The court charged the jury on the law of circumstantial evidence as follows:
"So far as this case rests upon circumstantial evidence, you are instructed that to warrant a conviction upon circumstantial evidence the circumstances must not only be consistent with the guilt of the accused but inconsistent with any other reasonable hypothesis or conclusion. The circumstances relied upon must be consistent with each other and with the facts intended to be established, and when taken altogether must lead to a satisfactory conclusion, and leave the mind without a reasonable doubt as to the guilt of the accused. But when the evidence is in part circumstantial and in part direct, and taken altogether leaves no reasonable doubt of the guilt of the accused he should be convicted, otherwise you shall acquit." *186
A number of exceptions were presented to this charge, among them being that it had the effect of carrying the inference to the jury that the case rests partly upon circumstantial evidence and partly upon direct evidence. As we understand the record, the case rests wholly upon circumstantial evidence. The main fact to be proved was the appropriation of the money in question by appellant. The only statement appellant appears to have made relative to the matter was that he told one of the state's witnesses that he "guessed" the money went to his personal account. We do not understand such statement to be a specific admission of the appropriation of the money. It was equivocal in nature. Branch's Anno. P. C., Sec. 2478; Rollins v. State,
We do not deem it necessary to discuss the other questions presented by appellant.

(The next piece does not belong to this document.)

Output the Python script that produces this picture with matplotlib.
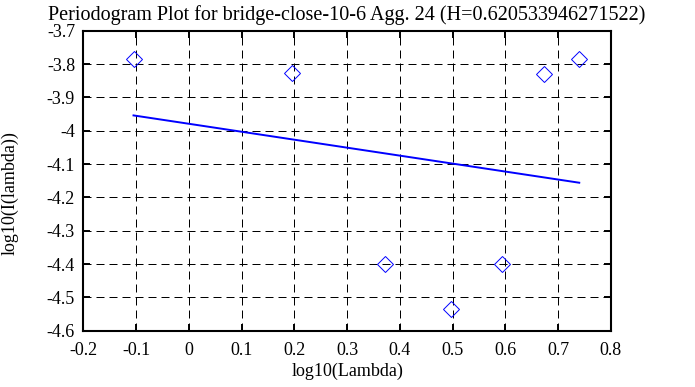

For the error mentioned, the judgment is reversed and the cause remanded.
Reversed and remanded.
The foregoing opinion of the Commission of Appeals has been examined by the Judges of the Court of Criminal Appeals and approved by the Court.
Addendum
The state's motion for rehearing asserts that the case is not one of circumstantial evidence. We are unable to bring ourselves in accord with this view, and deem a further discussion of the subject unnecessary.

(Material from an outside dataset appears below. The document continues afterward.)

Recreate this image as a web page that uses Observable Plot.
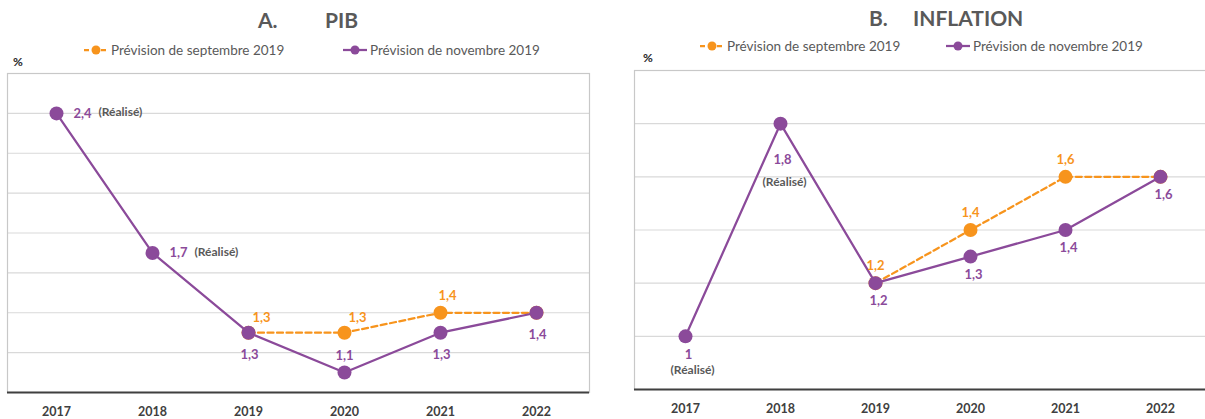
<!DOCTYPE html>
<html>
<head>
<meta charset="utf-8">
<script src="https://cdn.jsdelivr.net/npm/d3@7"></script>
<script src="https://cdn.jsdelivr.net/npm/@observablehq/plot@0.6"></script>
<style>
  html, body { margin: 0; padding: 0; background: #fff; }
  body { width: 1205px; height: 419px; overflow: hidden; position: relative; font-family: Lato, "Open Sans", sans-serif; }
  .abs { position: absolute; }
  .title { font-weight: bold; font-size: 21px; color: #595959; white-space: pre; transform: translateY(-50%); }
  .pct { font-weight: bold; font-size: 12px; color: #262626; transform: translateY(-50%); }
  .leg { font-size: 13.5px; color: #595959; white-space: nowrap; display: flex; align-items: center; transform: translateY(-50%); }
  .leg svg { margin-right: 3px; }
</style>
</head>
<body>
<script>
// ---------- data ----------
const years = ["2017", "2018", "2019", "2020", "2021", "2022"];

const pibSept = [null, null, 1.3, 1.3, 1.4, 1.4];
const pibNov  = [2.4, 1.7, 1.3, 1.1, 1.3, 1.4];
const pibRealise = [true, true, false, false, false, false];
const pibNovLabelPos  = ["right", "right", "below", "above", "below", "below"];
const pibSeptLabelPos = [null, null, "aboveRight", "aboveRight", "above", null];
const pibDomain = [1.0, 2.6];
const pibGrid = [1.2, 1.4, 1.6, 1.8, 2.0, 2.2, 2.4];

const infSept = [null, null, 1.2, 1.4, 1.6, 1.6];
const infNov  = [1.0, 1.8, 1.2, 1.3, 1.4, 1.6];
const infRealise = [true, true, false, false, false, false];
const infNovLabelPos  = ["below", "belowFar", "below", "below", "below", "below"];
const infSeptLabelPos = [null, null, "above", "above", "above", null];
const infDomain = [0.8, 2.0];
const infGrid = [1.0, 1.2, 1.4, 1.6, 1.8];

const titleLetters = ["A.", "B."];
const titleNames = ["PIB", "INFLATION"];
const seriesNames = ["Prévision de septembre 2019", "Prévision de novembre 2019"];
const realiseText = "(Réalisé)";
const unitText = "%";

// ---------- styles ----------
const ORANGE = "#F7941D";
const PURPLE = "#8B4A9A";
const GRAY = "#595959";
const fmt = v => String(v).replace(".", ",");

function rowsOf(sept, nov, realise, novPos, septPos) {
  return years.map((year, i) => ({
    year, sept: sept[i], nov: nov[i], realise: realise[i],
    novPos: novPos[i], septPos: septPos[i]
  }));
}

const offsetsA = {
  nov: { right: {dx: 17, dy: 0, anchor: "start"}, below: {dx: 1, dy: 22}, above: {dx: 0, dy: -17} },
  sept: { aboveRight: {dx: 13, dy: -15}, above: {dx: 7, dy: -17} },
  realise: { right: {dx: 42, dy: -1, anchor: "start"} }
};
const offsetsB = {
  nov: { below: {dx: 3, dy: 18}, belowFar: {dx: 2, dy: 36} },
  sept: { above: {dx: 0, dy: -17} },
  realise: { below: {dx: 7, dy: 34}, belowFar: {dx: 4, dy: 58} }
};

function labelMarks(rows, key, posKey, color, offsets) {
  return Object.entries(offsets).map(([pos, o]) =>
    Plot.text(rows, {
      filter: d => d[posKey] === pos && d[key] != null,
      x: "year", y: key, text: d => fmt(d[key]),
      dx: o.dx, dy: o.dy, textAnchor: o.anchor || "middle",
      fill: color, fontWeight: "bold", fontSize: 13
    })
  );
}

function realiseMarks(rows, offsets) {
  return Object.entries(offsets).map(([pos, o]) =>
    Plot.text(rows, {
      filter: d => d.realise && d.novPos === pos,
      x: "year", y: "nov", text: () => realiseText,
      dx: o.dx, dy: o.dy, textAnchor: o.anchor || "middle",
      fill: GRAY, fontWeight: "bold", fontSize: 12
    })
  );
}

function chart({rows, domain, grid, width, marginLeft, marginRight, xRange, offsets}) {
  return Plot.plot({
    width, height: 360,
    marginTop: 14, marginBottom: 27, marginLeft, marginRight,
    style: "max-width:none; background:transparent; overflow:visible; font-family: Lato, 'Open Sans', sans-serif; font-size:12px; color:#404040;",
    x: {type: "point", domain: years, range: xRange, padding: 0, axis: null},
    y: {domain, axis: null},
    marks: [
      Plot.ruleY(grid, {stroke: "#d9d9d9", strokeWidth: 1.2}),
      Plot.frame({stroke: "#c8c8c8", strokeWidth: 1.2}),
      Plot.ruleY([domain[0]], {stroke: "#404040", strokeWidth: 2}),
      Plot.axisX({tickSize: 0, tickPadding: 15, fontWeight: "bold", fontSize: 12.5, fill: "#404040", label: null}),
      Plot.line(rows, {filter: d => d.sept != null, x: "year", y: "sept", stroke: ORANGE, strokeWidth: 2.25, strokeDasharray: "6,3.5"}),
      Plot.dot(rows, {filter: d => d.sept != null, x: "year", y: "sept", r: 7, fill: ORANGE}),
      Plot.line(rows, {x: "year", y: "nov", stroke: PURPLE, strokeWidth: 2.25}),
      Plot.dot(rows, {x: "year", y: "nov", r: 7, fill: PURPLE}),
      ...labelMarks(rows, "sept", "septPos", ORANGE, offsets.sept),
      ...labelMarks(rows, "nov", "novPos", PURPLE, offsets.nov),
      ...realiseMarks(rows, offsets.realise)
    ]
  });
}

function place(el, left, top) {
  el.classList.add("abs");
  el.style.left = left + "px";
  el.style.top = top + "px";
  document.body.appendChild(el);
  return el;
}
function div(cls, text) {
  const d = document.createElement("div");
  d.className = cls;
  if (text != null) d.textContent = text;
  return d;
}
function legendItem(name, color, dashed) {
  const d = div("leg");
  const ns = "http://www.w3.org/2000/svg";
  const s = document.createElementNS(ns, "svg");
  s.setAttribute("width", 24); s.setAttribute("height", 12);
  const l = document.createElementNS(ns, "line");
  l.setAttribute("x1", 0); l.setAttribute("x2", 24); l.setAttribute("y1", 6); l.setAttribute("y2", 6);
  l.setAttribute("stroke", color); l.setAttribute("stroke-width", 2.25);
  if (dashed) l.setAttribute("stroke-dasharray", "5,3.5");
  const c = document.createElementNS(ns, "circle");
  c.setAttribute("cx", 12); c.setAttribute("cy", 6); c.setAttribute("r", 4.5); c.setAttribute("fill", color);
  s.appendChild(l); s.appendChild(c);
  d.appendChild(s);
  d.appendChild(document.createTextNode(name));
  return d;
}

// Panel A
const pibRows = rowsOf(pibSept, pibNov, pibRealise, pibNovLabelPos, pibSeptLabelPos);
place(chart({rows: pibRows, domain: pibDomain, grid: pibGrid, width: 600, marginLeft: 7, marginRight: 11, xRange: [55, 537], offsets: offsetsA}), 0, 59);
place(div("title", titleLetters[0]), 258, 19);
place(div("title", titleNames[0]), 325, 19);
place(legendItem(seriesNames[0], ORANGE, true), 84, 50);
place(legendItem(seriesNames[1], PURPLE, false), 343, 50);
place(div("pct", unitText), 13, 61);

// Panel B
const infRows = rowsOf(infSept, infNov, infRealise, infNovLabelPos, infSeptLabelPos);
place(chart({rows: infRows, domain: infDomain, grid: infGrid, width: 610, marginLeft: 29, marginRight: 0, xRange: [78, 557], offsets: offsetsB}), 605, 56);
place(div("title", titleLetters[1]), 869, 17);
place(div("title", titleNames[1]), 913, 17);
place(legendItem(seriesNames[0], ORANGE, true), 700, 46);
place(legendItem(seriesNames[1], PURPLE, false), 946, 46);
place(div("pct", unitText), 643, 57);
</script>
</body>
</html>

Appellant, in his motion for rehearing, asks that the original opinion be modified, contending that in holding that on the *187
facts the appellant was shown to be a de facto assessor and collector of the City of Lubbock, this court came in conflict with the decision of the Commission of Appeals sanctioned by the Supreme Court in the case of Odem v. Sinton Independent School District, reported in
In the opinion of the Commission of Appeals in the case of Odem v. Sinton Independent School District,
The points of difference between the case at bar and the one under discussion seem marked and important. In the civil case, the officer's acts were attacked by a citizen as illegal, claiming that his property rights were illegally affected by an individual who was clothed with no legal authority; that the individual was ineligible to appointment, and with the knowledge and concurrence of the appointing powers, refrained from complying with the constitutional and statutory demand that he make oath *188 and bond, expressly to evade the effect of the provision of the Constitution which forbid the holding of two offices of emolument by one individual at the same time. In the civil case, moreover, the person in question was attempting to hold the offices of two distinct public corporations, namely, the city and the school district, and enjoying compensation from each.

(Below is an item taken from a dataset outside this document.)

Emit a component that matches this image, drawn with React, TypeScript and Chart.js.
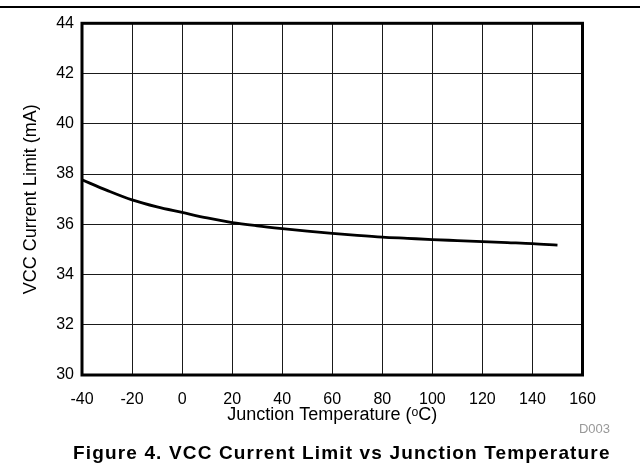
import React, { useEffect, useRef } from "react";
import { Chart, registerables } from "chart.js";

Chart.register(...registerables);

const temperatures = [-40, -30, -20, -10, 0, 10, 20, 30, 40, 50, 60, 70, 80, 90, 100, 110, 120, 130, 140, 150];
const currentLimit = [37.77, 37.35, 36.97, 36.69, 36.47, 36.25, 36.07, 35.94, 35.83, 35.73, 35.64, 35.56, 35.49, 35.44, 35.39, 35.35, 35.31, 35.27, 35.23, 35.17];
const xTicks = [-40, -20, 0, 20, 40, 60, 80, 100, 120, 140, 160];
const yTicks = [30, 32, 34, 36, 38, 40, 42, 44];

const xTitle = "Junction Temperature (\u1D52C)";
const yTitle = "VCC Current Limit (mA)";
const caption = "Figure 4. VCC Current Limit vs Junction Temperature";
const docId = "D003";

const FONT = "'Liberation Sans', Arial, Helvetica, sans-serif";

const frame = {
  id: "frameBox",
  afterDatasetsDraw(chart: any) {
    const { ctx, chartArea } = chart;
    ctx.save();
    ctx.strokeStyle = "#000";
    ctx.lineWidth = 3;
    ctx.strokeRect(chartArea.left, chartArea.top, chartArea.right - chartArea.left, chartArea.bottom - chartArea.top);
    ctx.restore();
  },
};

export default function App() {
  const ref = useRef<HTMLCanvasElement | null>(null);

  useEffect(() => {
    if (!ref.current) return;
    const chart = new Chart(ref.current, {
      type: "line",
      data: {
        datasets: [
          {
            data: temperatures.map((t, i) => ({ x: t, y: currentLimit[i] })),
            borderColor: "#000",
            borderWidth: 2.8,
            pointRadius: 0,
            cubicInterpolationMode: "monotone",
            fill: false,
          },
        ],
      },
      options: {
        responsive: false,
        animation: false,
        layout: { padding: { left: 0, right: 57.5, top: 23.3, bottom: 34 } },
        plugins: { legend: { display: false }, tooltip: { enabled: false } },
        scales: {
          x: {
            type: "linear",
            min: -40,
            max: 160,
            afterBuildTicks: (s: any) => {
              s.ticks = xTicks.map((v) => ({ value: v }));
            },
            afterFit: (s: any) => {
              s.height = 55;
            },
            grid: { color: "#1a1a1a", lineWidth: 1, drawTicks: false },
            border: { display: false },
            ticks: { color: "#000", font: { family: FONT, size: 16 }, padding: 15, maxRotation: 0, autoSkip: false },
            title: { display: true, text: xTitle, color: "#000", font: { family: FONT, size: 18 }, padding: { top: 0, bottom: 4 } },
          },
          y: {
            min: 30,
            max: 44,
            afterBuildTicks: (s: any) => {
              s.ticks = yTicks.map((v) => ({ value: v }));
            },
            afterFit: (s: any) => {
              s.width = 82;
            },
            grid: { color: "#1a1a1a", lineWidth: 1, drawTicks: false },
            border: { display: false },
            ticks: { color: "#000", font: { family: FONT, size: 16 }, padding: 8, autoSkip: false },
            title: { display: true, text: yTitle, color: "#000", font: { family: FONT, size: 18 }, padding: { top: 20, bottom: 0 } },
          },
        },
      },
      plugins: [frame],
    } as any);
    return () => chart.destroy();
  }, []);

  return (
    <div style={{ position: "fixed", left: 0, top: 0, width: 640, height: 464, background: "#fff", fontFamily: FONT }}>
      <div style={{ position: "absolute", left: 0, top: 6, width: 640, height: 1.5, background: "#000" }} />
      <canvas ref={ref} width={640} height={464} style={{ position: "absolute", left: 0, top: 0, width: 640, height: 464 }} />
      <div style={{ position: "absolute", right: 30, top: 421, fontSize: 13, lineHeight: "15px", color: "#999", whiteSpace: "nowrap" }}>{docId}</div>
      <div style={{ position: "absolute", left: 73, top: 443, fontSize: 19, lineHeight: "20px", fontWeight: "bold", letterSpacing: "1.15px", color: "#000", whiteSpace: "nowrap" }}>{caption}</div>
    </div>
  );
}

In Art. 16, Sec. 40, of the State Constitution the following is found:
"No person shall hold or exercise, at the same time, more than one civil office of emolument, except that of justice of the peace, county commissioner, notary public, and postmaster, unless otherwise specially provided herein."
It has been said by the Supreme Court that one qualifying for the second office thereby vacates the first office. However, in making that declaration, this language is used:
"The general rule, therefore, that the acceptance of, and qualification for, an office incompatible with one then held is a resignation of the former." State of Texas v. Brinkerhoff, 66 Tex. Rep. 47.
See also Biencourt v. Parker, 27 Texas Reports, 562.
Just what significance is attached to the use of the term "incompatible office" is not clear, as the section of the Constitution quoted does not use the word "incompatible." However, in many of the books it is made manifest that there exists a distinction between the occupancy of an office incompatible and one that is compatible. See Words Phrases (old series), Vol. 4, p. 3507; Ruling Case Law, Vol. 22, p. 418, Sec. 63. At common law, the inhibition against an individual holding more than one office was limited to offices that were "incompatible." See Ruling Case Law, supra. The usual method of ousting an officer is by direct attack in a quo warranto proceeding. See Cyc. of Law Proc., Vol. 32, p. 1410. From the holding of the Supreme Court, it seems that where one who holds an office of emolument accepts the appointment and qualifies in another incompatible office, his authority may be challenged in a collateral attack. In the charter of the City of Lubbock adopted under Art. 11, Sec. 5, of the Constitution, the following provision is found:
"Section 22. The commission shall create and consolidate such appointive offices as may divide the administration of the city affairs into such departments, as they may deem advisable, and may discontinue any such appointive officer or department at their discretion, except the office of city manager." *189
In view of this provision, it may safely be said that the offices of city secretary and city collector were not, in the general sense, incompatible, and the same may not be said concerning the office under consideration by the Commission of Appeals in the case of Oden v. Sinton Independent School District, supra. That case, moreover, as stated above, was dealing with the complaint of a citizen against the illegal assessment of his property by a person who was nominally the assessor of a school district, but who was ineligible by reason of his occupancy of an incompatible office and by reason of his purposely refusing to execute the oath or bond as tax assessor and collector of the district office. In the present instance it is not a citizen who challenges the appellant's incumbency, but he, conceding for the purpose of this appeal that he has, with the consent of the governing body, acted as tax collector for years and under circumstances sufficient to constitute him a tax collector de facto, if not de jure, challenges the right of the public to prosecute him for misapplication of public funds received by virtue of his conduct of the office mentioned on the ground that the evidence indicates that while he performed the functions of tax collector, he also performed the functions of city secretary. The commission having power to consolidate the offices of secretary and collector, and assign the duties to one person, and having by long course of dealing recognized the authority of the appellant to act as collector, was not, it is believed, precluded from holding him responsible for his acts as collector by the failure of the city authorities to pass an ordinance of consolidation. In our judgment, the conclusion reached and stated in the original opinion is bottomed on facts and legal principles so variant from those reflected by the decision of the Commission of Appeals in the case of Odem v. Sinton Independent School District, supra, as to render untenable the claim of the appellant that there is a conflict between the opinion of this court and that of the Supreme Court.
The motions for rehearing, filed by both the state and the appellant, are overruled.